TriphiBot: A Triphibious Robot Combining FOC-based Propulsion with Eccentric Design
Xiangyu Li, Mingwei Lai, Mengke Zhang, Junxiao Lin, Tiancheng Lai, Junping Zhi, Chao Xu, Fei Gao, Yanjun Cao
TL;DR
This work addresses the need for a true triphibious platform that can operate seamlessly across air, ground, and water. It introduces TriphiBot, a minimalist quadcopter-based design with two passive wheels and an eccentric CoG to align thrust with ground motion, paired with a unified Field-Oriented Control propulsion system and a Hybrid Nonlinear Model Predictive Control framework for cross-domain transitions. The authors provide differential flatness analyses for aerial and terrestrial modes and validate their approach through aerial, terrestrial, underwater, and cross-domain experiments, demonstrating improved efficiency, responsive torque control, and smooth mode switching. The resulting platform offers a lightweight, low-complexity solution for hazardous environment tasks with rapid multi-domain mobility and robust cross-domain transitions, though future work should address water flow disturbances and more robust cross-domain positioning.
Abstract
Triphibious robots capable of multi-domain motion and cross-domain transitions are promising to handle complex tasks across diverse environments. However, existing designs primarily focus on dual-mode platforms, and some designs suffer from high mechanical complexity or low propulsion efficiency, which limits their application. In this paper, we propose a novel triphibious robot capable of aerial, terrestrial, and aquatic motion, by a minimalist design combining a quadcopter structure with two passive wheels, without extra actuators. To address inefficiency of ground-support motion (moving on land/seabed) for quadcopter based designs, we introduce an eccentric Center of Gravity (CoG) design that inherently aligns thrust with motion, enhancing efficiency without specialized mechanical transformation designs. Furthermore, to address the drastic differences in motion control caused by different fluids (air and water), we develop a unified propulsion system based on Field-Oriented Control (FOC). This method resolves torque matching issues and enables precise, rapid bidirectional thrust across different mediums.

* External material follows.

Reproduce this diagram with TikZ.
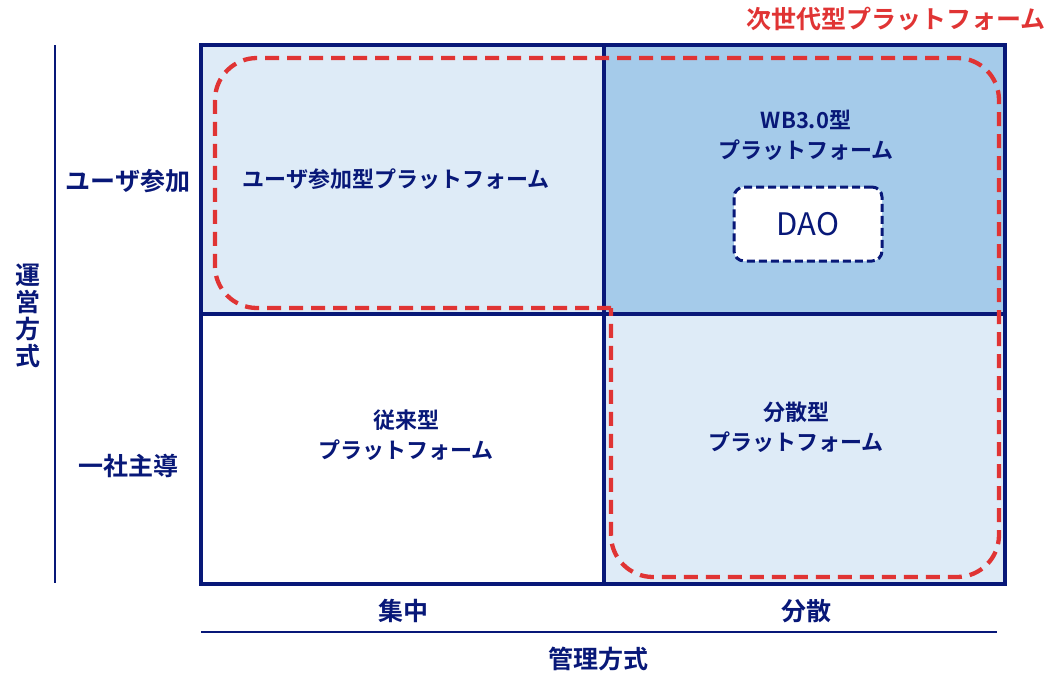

Grounded in the perspective of living condition and ground support, we analyse the robot's dynamics and propose a Hybrid Nonlinear Model Predictive Control (HNMPC)-PID control system to ensure stable multi-domain motion and seamless transitions. Experimental results validate the robot's multi-domain motion and cross-mode transition capability, along with the efficiency and adaptability of the proposed propulsion system.